I look at my gear as I change the song to the "Saints of Los Angeles"  I begin to stretch out on the floor trying to get the proper range of motion in my arms and hips.  Trying to get blood to circulate into my pinky. I must have replayed the song three to four times. As I stretched and watched the clouds grow thicker on the distant mountain. I went back to my computer and changed the song to "Don't Go Away Mad. Just Go Away." I wrestled my body into the racing gear after I wrapped my elbow brace tightly into place. Zipping the two piece together in the full mirrors that make up our closet doors.  When I was finally done I put my Alpine Star Super Tech R racing boots on.  The best boot I have ever worn in years of riding by the way. When I snitched the last buckle shut. I walked downstairs to have a meeting with what was stirring within me. I put my earbuds into my ears and selected the music folder with the hardest heavy metal music I have in my collection.

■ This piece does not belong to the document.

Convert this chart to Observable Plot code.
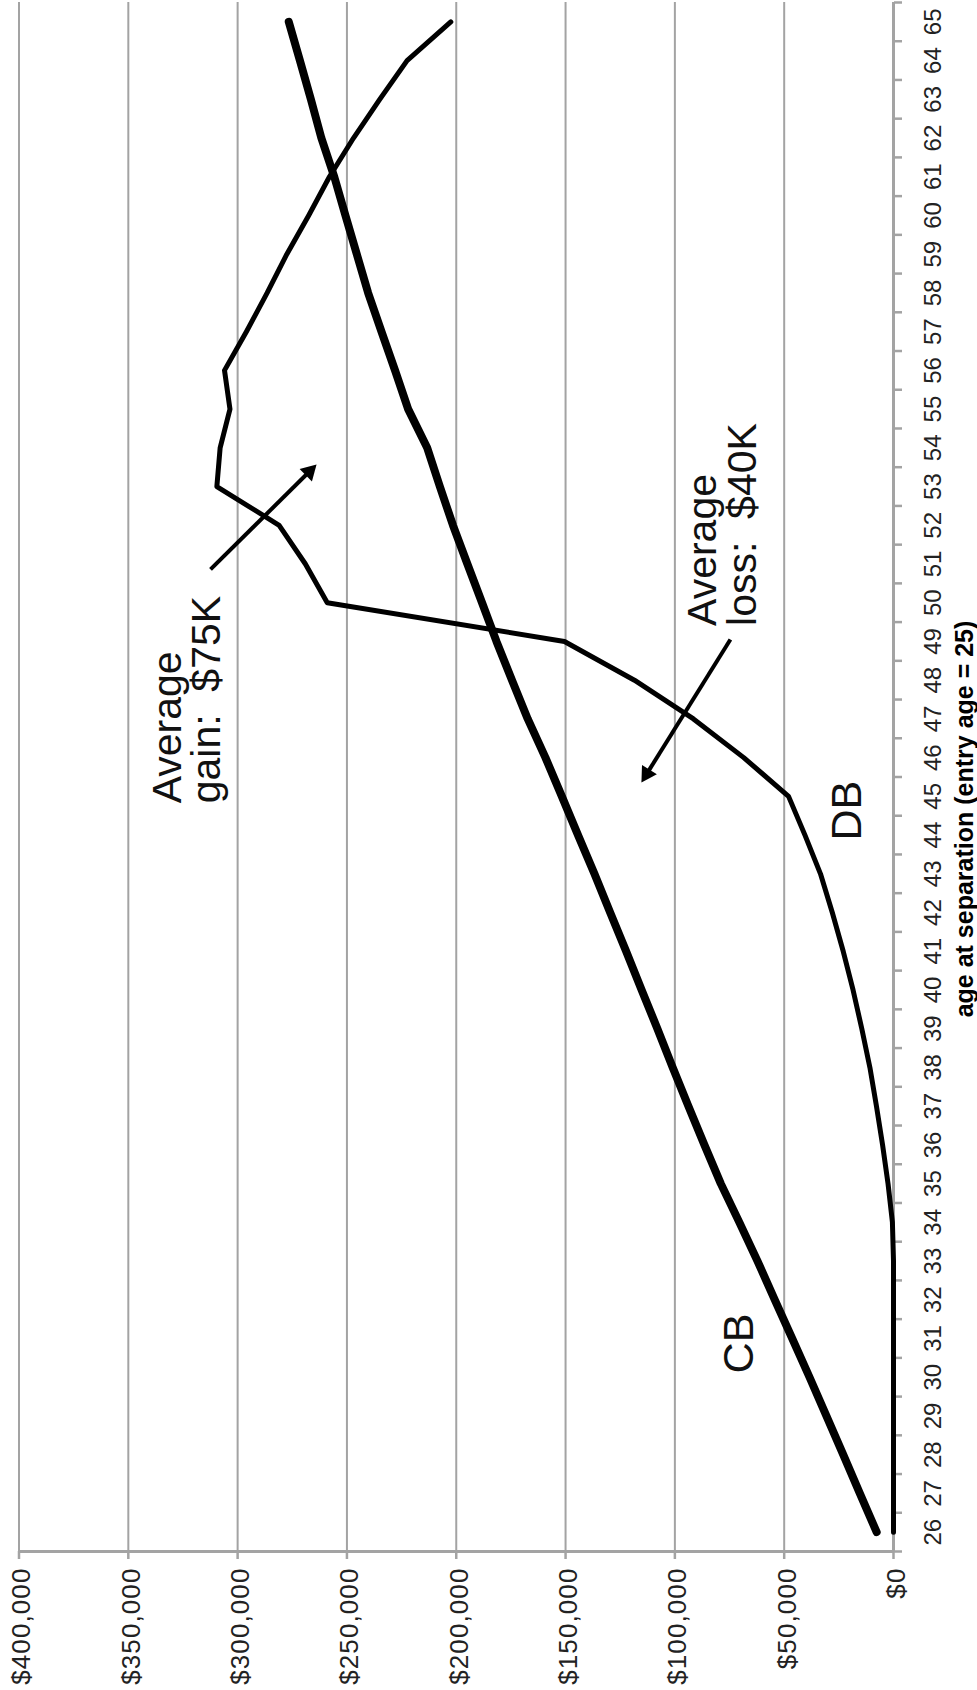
<!DOCTYPE html>
<html><head><meta charset="utf-8">
<script src="https://cdn.jsdelivr.net/npm/d3@7"></script>
<script src="https://cdn.jsdelivr.net/npm/@observablehq/plot@0.6"></script>
<style>html,body{margin:0;padding:0;background:#fff;} svg{display:block}</style>
</head><body><div id="chart"></div>
<script>
// ---- data ----
const ages = [26,27,28,29,30,31,32,33,34,35,36,37,38,39,40,41,42,43,44,45,
              46,47,48,49,50,51,52,53,54,55,56,57,58,59,60,61,62,63,64,65];
const cbValues = [7700,15400,23000,30700,38400,46300,54300,62200,70500,79000,
                  86500,93800,101000,108000,115200,122300,129600,136800,144300,151700,
                  159200,167300,174500,181600,188200,194900,201500,207500,213300,222000,
                  228000,234200,240300,245500,250700,255800,261700,266500,271500,276600];
const dbValues = [0,0,0,0,0,0,0,0,500,2500,
                  5000,7800,10800,14500,18500,23000,28000,33400,40500,48000,
                  68500,91500,118500,150500,259000,269000,281000,309500,308000,303500,
                  306000,296000,286500,277500,267500,258000,247000,235000,222500,202500];
const dollarTicks = [0,50000,100000,150000,200000,250000,300000,350000,400000];
const axisTitle = "age at separation (entry age = 25)";
const notes = [
  {text: "Average", x: 325700, y: 44.82},
  {text: "gain:\u00a0\u00a0$75K", x: 307900, y: 44.82},
  {text: "Average", x: 81000, y: 49.40},
  {text: "loss:\u00a0\u00a0$40K", x: 63000, y: 49.40}
];
const seriesLabels = [
  {text: "CB", x: 70400, y: 30.87},
  {text: "DB", x: 21000, y: 44.63}
];
const arrows = [
  {x1: 312400, y1: 50.86, x2: 263900, y2: 53.57},
  {x1: 74600, y1: 49.05, x2: 115300, y2: 45.36}
];

// ---- layout ----
const W = 977, H = 1690, mL = 18.5, mR = 84, mT = 2, mB = 139;
const gray = "#a3a3a3";
const sans = "'Liberation Sans', Arial, Helvetica, sans-serif";
const narrow = "'Liberation Sans Narrow', 'Arial Narrow', 'Liberation Sans', Arial, sans-serif";

const cb = ages.map((a, i) => ({age: a, value: cbValues[i]}));
const db = ages.map((a, i) => ({age: a, value: dbValues[i]}));
const ageBounds = ages.map(a => a - 0.5).concat([ages[ages.length - 1] + 0.5]);

// arrowhead geometry (computed in screen space with the same scales Plot uses)
const xs = d3.scaleLinear([0, 400000], [W - mR, mL]);
const ys = d3.scaleLinear([ageBounds[0], ageBounds[ageBounds.length - 1]], [H - mB, mT]);
const headR = 6.5;
const tipDist = 2 * Math.sqrt(Math.PI * headR * headR / (3 * Math.sqrt(3)));
const heads = arrows.map(a => {
  const p1 = [xs(a.x1), ys(a.y1)], p2 = [xs(a.x2), ys(a.y2)];
  const L = Math.hypot(p2[0] - p1[0], p2[1] - p1[1]);
  const ux = (p2[0] - p1[0]) / L, uy = (p2[1] - p1[1]) / L;
  return {
    x1: a.x1, y1: a.y1,
    bx: xs.invert(p2[0] - ux * tipDist * 1.2), by: ys.invert(p2[1] - uy * tipDist * 1.2),
    cx: xs.invert(p2[0] - ux * tipDist), cy: ys.invert(p2[1] - uy * tipDist),
    angle: Math.atan2(ux, -uy) * 180 / Math.PI
  };
});

const chart = Plot.plot({
  width: W, height: H,
  marginLeft: mL, marginRight: mR, marginTop: mT, marginBottom: mB,
  x: {domain: [0, 400000], reverse: true},
  y: {domain: [ageBounds[0], ageBounds[ageBounds.length - 1]]},
  style: {background: "#fff"},
  marks: [
    Plot.ruleX(dollarTicks.filter(d => d > 0), {stroke: gray, strokeWidth: 2}),
    Plot.axisX({anchor: "bottom", ticks: dollarTicks, tickSize: 8, tickFormat: () => "", stroke: gray, strokeWidth: 2.5, label: null}),
    Plot.axisY({anchor: "right", ticks: ageBounds, tickSize: 8, tickFormat: () => "", stroke: gray, strokeWidth: 2.5, label: null}),
    Plot.ruleY([ageBounds[0]], {stroke: gray, strokeWidth: 3}),
    Plot.ruleX([0], {stroke: gray, strokeWidth: 3}),
    Plot.text(dollarTicks, {x: d => d, y: () => ageBounds[0], text: d => d3.format("$,")(d),
      rotate: -90, textAnchor: "end", lineAnchor: "middle", dy: 16, dx: 3,
      fontSize: 26, fontFamily: sans, fill: "#222"}),
    Plot.text(ages, {x: () => 0, y: d => d, text: d => String(d),
      rotate: -90, textAnchor: "middle", lineAnchor: "middle", dx: 40,
      fontSize: 24, fontFamily: narrow, fill: "#222"}),
    Plot.text([axisTitle], {frameAnchor: "right", text: d => d, rotate: -90,
      textAnchor: "middle", lineAnchor: "middle", dx: 71, dy: 42,
      fontSize: 25, fontWeight: "bold", fontFamily: sans, fill: "#000"}),
    Plot.line(db, {x: "value", y: "age", stroke: "#000", strokeWidth: 5, strokeLinejoin: "round", strokeLinecap: "round"}),
    Plot.line(cb, {x: "value", y: "age", stroke: "#000", strokeWidth: 8, strokeLinejoin: "round", strokeLinecap: "round"}),
    Plot.text(notes, {x: "x", y: "y", text: "text", rotate: -90, textAnchor: "start", lineAnchor: "bottom",
      fontSize: 41, fontFamily: sans, fill: "#111"}),
    Plot.text(seriesLabels, {x: "x", y: "y", text: "text", rotate: -90, textAnchor: "middle", lineAnchor: "middle",
      fontSize: 43, fontFamily: sans, fill: "#111"}),
    Plot.link(heads, {x1: "x1", y1: "y1", x2: "bx", y2: "by", stroke: "#000", strokeWidth: 4}),
    Plot.dot(heads, {x: "cx", y: "cy", symbol: "triangle", r: headR, rotate: "angle", fill: "#000", stroke: "none"})
  ]
});

d3.select(chart).selectAll("text")
  .filter(function() { const t = this.textContent; return /^\$[0-9,]+$/.test(t); })
  .attr("letter-spacing", "1.1px");

document.getElementById("chart").appendChild(chart);
</script>
</body></html>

As I got on the 101 freeway Ride the wind was blasting through my ears, as I turned onto the 101/23 interchange I was hitting the corner like it was my own piece of America. Oops, I was breaking the law of the highway as well at the rate of speed I was carrying. I slowed down as I got into the main part of the highway. Listening to the road and cars that were all around. In the view to my north the clouds had grown.  I felt my heart beat faster, I prayed that the canyon be covered in fresh rain or that I would ride straight into a down pour to cleanse myself.

If you have never been on a crotch rocket you need to understand in a bike that is less than 300 lbs is over 889 CC of bored out horsepower that delivers roughly 180 horsepower to the rear wheel with 145 foot pounds of torque. At least that is what my bike has been modified to deliver.  As I came up on the canyon I could feel the winds from the storm blowing on my left side. I tucked into my little bitch and grabbed a handful of throttle taking it up to 14000 RPM. The inner level of the power band where the exhaust opens up to let out a grunt of seductive noise and vibration through my lower body.  If there was a slower car I blew by it.

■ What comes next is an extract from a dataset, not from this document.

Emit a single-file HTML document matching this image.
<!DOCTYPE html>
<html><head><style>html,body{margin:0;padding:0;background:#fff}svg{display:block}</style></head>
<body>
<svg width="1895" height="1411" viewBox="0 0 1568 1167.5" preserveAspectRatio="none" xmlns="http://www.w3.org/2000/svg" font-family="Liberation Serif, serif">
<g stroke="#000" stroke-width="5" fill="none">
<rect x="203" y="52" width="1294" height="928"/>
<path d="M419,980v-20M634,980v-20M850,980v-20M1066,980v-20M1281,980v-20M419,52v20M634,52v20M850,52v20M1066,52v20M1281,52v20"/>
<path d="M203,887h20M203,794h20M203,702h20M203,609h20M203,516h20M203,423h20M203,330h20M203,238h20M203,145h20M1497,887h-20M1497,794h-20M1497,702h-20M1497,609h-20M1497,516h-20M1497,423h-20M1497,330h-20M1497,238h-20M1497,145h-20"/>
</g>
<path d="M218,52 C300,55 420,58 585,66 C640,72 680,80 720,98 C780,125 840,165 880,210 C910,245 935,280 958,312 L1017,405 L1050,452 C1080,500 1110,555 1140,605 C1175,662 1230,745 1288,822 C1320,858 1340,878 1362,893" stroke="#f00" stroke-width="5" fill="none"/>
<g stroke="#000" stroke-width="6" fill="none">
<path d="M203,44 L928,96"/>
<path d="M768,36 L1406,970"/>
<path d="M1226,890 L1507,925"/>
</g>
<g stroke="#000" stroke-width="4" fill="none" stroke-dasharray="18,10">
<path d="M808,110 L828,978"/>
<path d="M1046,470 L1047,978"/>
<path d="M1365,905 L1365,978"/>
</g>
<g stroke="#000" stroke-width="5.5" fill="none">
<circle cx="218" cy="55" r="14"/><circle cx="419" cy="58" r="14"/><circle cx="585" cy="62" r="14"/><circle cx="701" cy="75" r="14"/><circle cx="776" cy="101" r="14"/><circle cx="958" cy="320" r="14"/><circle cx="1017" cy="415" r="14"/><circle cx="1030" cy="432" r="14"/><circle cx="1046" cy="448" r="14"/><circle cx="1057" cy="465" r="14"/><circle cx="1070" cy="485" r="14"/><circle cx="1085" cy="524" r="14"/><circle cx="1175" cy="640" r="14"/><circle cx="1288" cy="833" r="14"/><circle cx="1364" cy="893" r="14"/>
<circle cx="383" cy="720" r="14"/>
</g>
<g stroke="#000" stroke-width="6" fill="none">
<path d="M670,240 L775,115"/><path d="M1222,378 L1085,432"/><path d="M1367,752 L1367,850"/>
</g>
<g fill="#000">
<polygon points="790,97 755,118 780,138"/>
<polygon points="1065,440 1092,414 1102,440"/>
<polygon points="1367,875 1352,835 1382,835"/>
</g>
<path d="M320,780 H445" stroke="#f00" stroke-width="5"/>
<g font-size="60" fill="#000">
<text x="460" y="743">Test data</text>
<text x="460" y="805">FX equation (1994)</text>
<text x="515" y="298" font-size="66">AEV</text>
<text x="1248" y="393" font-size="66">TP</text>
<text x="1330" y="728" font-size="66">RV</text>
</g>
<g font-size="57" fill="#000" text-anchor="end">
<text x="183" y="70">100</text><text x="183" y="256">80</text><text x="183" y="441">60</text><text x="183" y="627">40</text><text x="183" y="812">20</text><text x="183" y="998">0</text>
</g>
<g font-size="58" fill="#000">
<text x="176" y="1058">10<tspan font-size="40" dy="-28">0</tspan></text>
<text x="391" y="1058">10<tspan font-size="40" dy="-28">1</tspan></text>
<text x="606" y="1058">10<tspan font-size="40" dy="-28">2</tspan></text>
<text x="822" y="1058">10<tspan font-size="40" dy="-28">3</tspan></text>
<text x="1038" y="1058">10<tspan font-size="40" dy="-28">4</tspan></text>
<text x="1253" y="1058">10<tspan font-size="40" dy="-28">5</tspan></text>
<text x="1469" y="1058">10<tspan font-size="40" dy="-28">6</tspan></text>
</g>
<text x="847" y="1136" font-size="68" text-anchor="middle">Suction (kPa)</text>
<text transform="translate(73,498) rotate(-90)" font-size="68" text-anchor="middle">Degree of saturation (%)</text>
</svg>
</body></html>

I hit the canyon as rain drops slammed my helmet and face mask the speed I carried provided the wiper effect as the water just beaded off the sides and down my neck. I went down that road with no thoughts of safety for myself.  It was just a moment to be surrounded by some of the greatest scenery on earth and a virgin road slick with moisture. I hit that first corner and felt the bike sliding as my tires screamed for grip on the slippery pavement, I kept my head and my body looking through the corner. for there are no guardrails in this corner and if your front end slides out you are taking a journey down a huge cliff, your landing would be on various cars and other bikes that the road claimed.  In less than a minute I was at the bottom.  A smile as big as Texas on my face.  I wanted more so I rode to the top again with the same speed as going down. Hitting every mark my physiology had memorized over the past two days.  As I came out at the top, something came over me. I took off my Racing jacket letting the water soak me down. I tied it around my waist and put my gloves back on wiping off the grips.

I said a little prayer and spun my rear tire in the wet pavement as I went down the canyon again.  The rain hitting my body like bee stings, the faster I went the more the drops pierced me. If I slowed it was like I was being misted in a calming shower. Slow went off the edge of the cliffs as I hauled the ever loving mail out myself and my bike. I was at the edge of the envelope where I knew my limitations. A bit of fear raced through my body as I felt my front end begin to slide out on a right hand corner. If I used either my front or rear brake it was over I would slide into a huge rock and be a greasy spot on the side of the road. I gave my bike more throttle to push beyond anything I could handle.  It is in this moment all pressure, hurt and betrayal disappeared. Soaking wet and hanging on for dear life, I exited the canyon with a rush few will ever know.  I rode down the road to the gas station at the bottom. Filled my tank and smoked a cigarette that tasted so rich and wonderful to me. All the while the rain would come and go. As I took the last gulp of my Pepsi, and the last drag of my smoke, I looked at my controls. Average speed for the last lap was 134 mph. I looked again to make sure on was on the right screen.  There in front of me it read the same number. Max speed that registered on that lap was 164 mph.

I smoked one more grit as I tuned into my heart and what I felt.  I thanked my Maker for giving the whatever it was to pull off that ride.  Knowing he rode the whole way with me. I rode home from rain to a storm making it's way into Newbury Park, when I pulled into the garage, I realized I never put my jacket back on. As I sat down to write this out the feeling of warmth hasn't passed. My mind clear, my heart focused, my desire strengthened once again. Funny the song playing on Pandora as I finish writing is "The Warrior" by Scandel, leading into "One night Alone" by Vixen.

There is a book to be finished. Lives to be touched, and hearts to be uncovered. Never sacrifice one if it will destroy the whole.And always remember you can't save them all.